Mean Fun Is Still Fun

You like a good blistering review because, well, you're that kind of person. And good for you, I say. A review of a bad book is often better than a review of a good book. With a bad book, the reviewer has so much more that they can do with the language, with the various elements of badness, and with unleashing their inner demons. Withering reviews are fun to read.

If that is the case (admit it: it is) then some of the most fun I have had in a long, long time came when I read Leon Wieseltier's thumping of Normon Podhoretz's Why Are Jews Liberals? I am torn as to which section to excerpt, because really the whole thing is state of the art. I suppose you could start with this:

Norman Podhoretz loves his people and loves his country, and I salute him for it, since I love the same people and the same country. But this is a dreary book. Its author has a completely axiomatic mind that is quite content to maintain itself in a permanent condition of apocalyptic excitation. His perspective is so settled, so confirmed, that it is a wonder he is not too bored to write. The veracity of everything he believes is so overwhelmingly obvious to him that he no longer troubles to argue for it. Instead there is only bewilderment that others do not see it, too. “Why Are Jews Liberals?” is a document of his bewilderment; and there is a Henry Higgins-­like poignancy to his discovery that his brethren are not more like himself. But the refusal of others to assent to his beliefs is portrayed by Podhoretz not as a principled disagreement that is worthy of respect, but as a human failing. Jews are liberals, he concludes, as a consequence of “willful blindness and denial.” He has a philosophy. They have a psychology.

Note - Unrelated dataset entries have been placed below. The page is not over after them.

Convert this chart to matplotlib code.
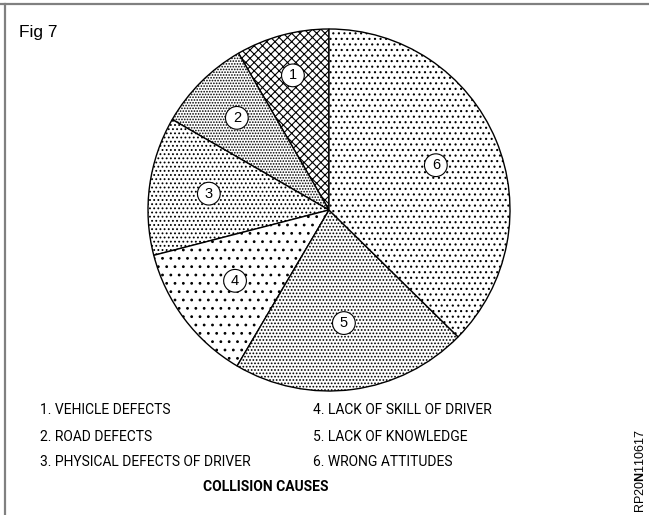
import matplotlib
matplotlib.use('Agg')
import matplotlib.pyplot as plt
import numpy as np

plt.rcParams['font.family'] = 'Liberation Sans'
plt.rcParams['mathtext.fontset'] = 'custom'
plt.rcParams['mathtext.rm'] = 'Liberation Sans'
plt.rcParams['mathtext.bf'] = 'Liberation Sans:bold'
plt.rcParams['hatch.linewidth'] = 0.8

# share of each cause, in degrees of the circle
numbers = ['1', '2', '3', '4', '5', '6']
shares = [30, 30, 44.5, 45, 76, 134.5]
causes = ['1. VEHICLE DEFECTS',
          '2. ROAD DEFECTS',
          '3. PHYSICAL DEFECTS OF DRIVER',
          '4. LACK OF SKILL OF DRIVER',
          '5. LACK OF KNOWLEDGE',
          '6. WRONG ATTITUDES']

hatches = ['xxxx', '......', '....', '..', '.....', '...']
label_r = [0.77, 0.72, 0.67, 0.65, 0.63, 0.64]

fig = plt.figure(figsize=(6.49, 5.15), dpi=100)

# frame: top and left rule only
fig.add_artist(plt.Line2D([0, 1], [1 - 4 / 515, 1 - 4 / 515], color='#808080', lw=1.6))
fig.add_artist(plt.Line2D([5 / 649, 5 / 649], [0, 1 - 4 / 515], color='#808080', lw=1.6))

cx, cy, r = 329, 210, 181
half = 186
ax = fig.add_axes([(cx - half) / 649, 1 - (cy + half) / 515, 2 * half / 649, 2 * half / 515])
wedges, _ = ax.pie(shares, startangle=90, counterclock=True, radius=1,
                   colors=['white'] * 6,
                   wedgeprops=dict(edgecolor='black', linewidth=1.0))
for w, h in zip(wedges, hatches):
    w.set_hatch(h)

for w, num, lr in zip(wedges, numbers, label_r):
    mid = np.deg2rad((w.theta1 + w.theta2) / 2)
    ax.text(lr * np.cos(mid), lr * np.sin(mid), num, ha='center', va='center',
            fontsize=10.5, bbox=dict(boxstyle='circle,pad=0.3', fc='white',
                                     ec='black', lw=0.8))

lim = half / r
ax.set_xlim(-lim, lim)
ax.set_ylim(-lim, lim)
ax.set_aspect('equal')
ax.axis('off')

fig.text(19 / 649, 1 - 32 / 515, 'Fig 7', fontsize=12.5, va='center', ha='left')

rows_y = [410, 437, 462]
for i, txt in enumerate(causes):
    x = 40 if i < 3 else 313
    y = rows_y[i % 3]
    fig.text(x / 649, 1 - y / 515, txt, fontsize=10, family='Roboto',
             va='center', ha='left')

fig.text(266 / 649, 1 - 487 / 515, 'COLLISION CAUSES', fontsize=10, family='Roboto',
         fontweight='bold', va='center', ha='center')

fig.text(641 / 649, 1 - 513 / 515, r'RP20$\mathbf{N}$110617', fontsize=9,
         rotation=90, va='bottom', ha='center')

fig.savefig('out.png', dpi=100)
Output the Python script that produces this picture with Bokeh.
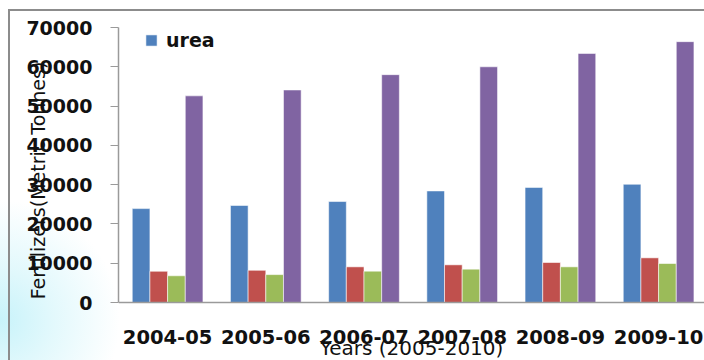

Or this, which is the next paragraph:
“Why Are Jews Liberals?” is a potted history followed by a re-potted memoir. The first half of the book, which tells the story of “how the Jews became liberals,” is narrated in “the impersonal voice of a historian — an amateur, to be sure, but one who has relied on a variety of professional authorities for help and guidance.” These chapters are mainly anthologies of congenial quotations. There is something a little risible about the solemnity with which Podhoretz presents encyclopedia articles as evidence of his erudition (“I relied most heavily on one of the great works of 20th-century Jewish scholarship, the Encyclopaedia Judaica”); there is even a reference, slightly embarrassed, to Wikipedia. From his footnotes you would think that the most significant Jewish historian of our time is Paul Johnson. And there is a decidedly insular reliance upon the pages of Commentary, the magazine he edited for 35 years. His parochialism can be startling: Samuel ha-Nagid, the astounding poet, warrior, statesman and scholar in Granada in the 11th century, reminds him of Henry Kissinger! Podhoretz seems to be living the Vilna Gaon’s adage — maybe he can find it in some encyclopedia — that the best way for a man to preserve his purity is never to leave his house.

Just read the whole thing.

Then there is the category of fine books about bad authors. Although not as pitch-perfect as Wieseltier's article (that is no insult -- I've never written anything as pitch-perfect as that glorious hit piece) Jonathan Chait uses a couple of unobjectionable books about Ayn Rand to skewer Rand and especially her followers who, in my experience, tend to be some of the dimmest folks on the planet. But then you'd have to be to think Rand produces readable literature.

1 comment:

Ronit said...

The last paragraph in particular is very powerful. And applies as much to Christian liberals as it does to Jewish liberals.